A partir de los elementos estructurales y decorativos que hemos mencionado y sirviéndose de los trazados regulares que mejor le convenían, el arquitecto musulmán desarrolló unos conceptos espaciales cuyas características trataremos de resumir. Los rasgos genéricos fueron función de los trazados, y así hemos de reconocer que el espacio arquitectónico del Islam está articulado de forma aditiva, como yuxtaposición de elementos espaciales personalizados pero escasamente articulados, de tal manera que, en muchas ocasiones, pese a la claridad con que se reconocen en un plano, resulta difícil orientarse una vez situados en el sitio. Tal vez el ejemplo más cercano a nosotros sea, en este aspecto concreto, el de la Alhambra; los accesos en recodo, las aproximaciones diferidas al núcleo del conjunto, los cambios de escala entre los angostos tránsitos y los espacios principales, los juegos de hornacinas, alacenas y tacas, las formas arquitectónicas complejas decoradas de forma profusa, brillante y colorista; estos recursos, compactados en trazados no muy extensos, pero sí bien aprovechados tanto en planta como en altura, producen sensaciones de riqueza, sorpresa y misterio.
Un par de materiales le permitieron al constructor musulmán acentuar lo que hemos señalado; fueron éstos el color de sus edificios, que fue creciendo en minuciosidad y gama con el transcurso del tiempo, y la luz natural, que captó, filtró y condujo para hacerla incidir, casi siempre desde arriba, sobre las muy plásticas y coloreadas superficies de sus paramentos. Así garantizaron el laberinto de las maravillas, el espacio resuelto por la exuberancia y ello sin recurrir a los muros curvos, que ha sido uno de los recursos de la ambigüedad arquitectónica.
Antes de cerrar el apartado conviene hacer referencia, aunque breve, a algunas de las aportaciones tipológicas que el Islam hizo a la historia del espacio arquitectónico. La más antigua es la conocida por bayt (plural buyut) que consistió, en sus esquemas simples, en un conjunto de cinco habitaciones, inscritas en un rectángulo, de tal manera que éste aparece dividido en tres partes de igual anchura, de las que las laterales se subdividen en sentido octogonal a la anterior en otras dos; por lo general el acceso se produce por el eje de la habitación central y desde la galería de un patio; este sistema, con precedentes sasánidas, tiene muchos ejemplos omeyas y abbasíes.

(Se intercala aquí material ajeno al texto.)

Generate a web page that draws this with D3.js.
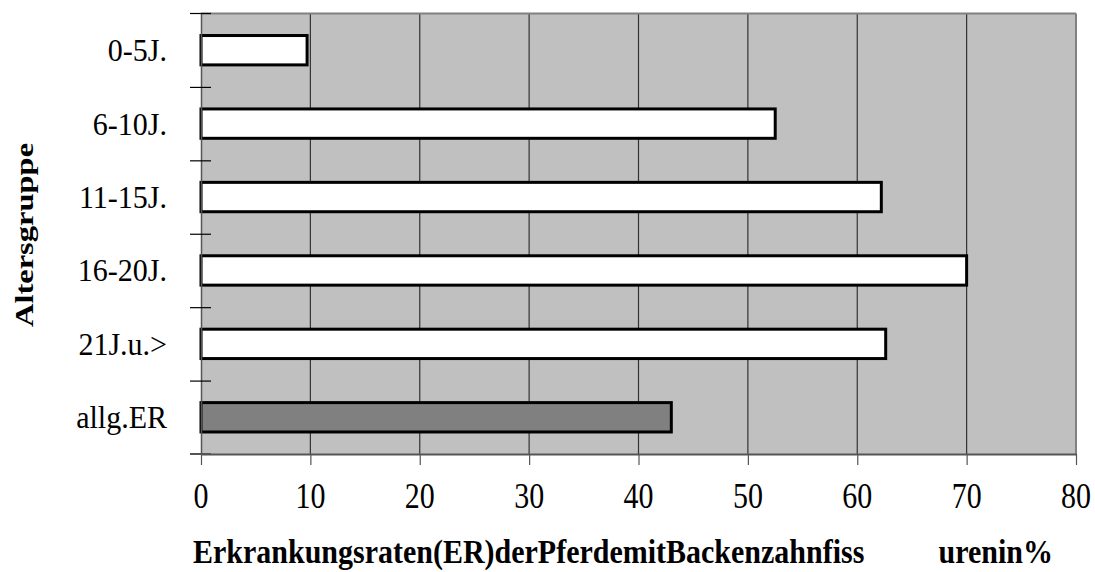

En Occidente se documenta el maylis, o cuarto formado por tres naves (balat) flanqueados por parejas de cámaras y precedidos por un pórtico (mutarid) organizado también de manera tripartita. Este esquema se redujo, pasado el Año Mil, a otro tipo muy típico: la cámara alargada, franqueada por dos laterales, cuyas últimas consecuencias se documentan en el siglo XV. También es occidental un tipo de fachada monumental constituida a modo de gran estandarte mural, de dos plantas por lo común, en el que un gran tejaroz de madera apoya visualmente en dos pilastras laterales y protege una elaborada composición de miembros menores; tal vez la más compleja y típica de estas organizaciones es la mudéjar del Cuarto Real de Sevilla. En Oriente esta portada monumental, recubierta toda ella de azulejos, se denominó pistaq, y consistió en un gran recuadro, sin tejaroz ni cornisa diferenciados, que alojó un gran iwan habitualmente cubierto con mocárabes.La última aportación que queremos reseñar es también oriental y más concretamente persa, el iwan citado, que es a modo de gran exedra, mucho más alto que los espacios colindantes, y que suele estar articulado como un pistaq, pero sin que las puertas que puedan abrir en él sean de gran formato; es sólo una hornacina de gran porte, capaz de localizar las composiciones vecinas. Con éste acabamos el somero recuento de trazas, materiales y elementos espaciales del Gran arte del Islam, la Arquitectura.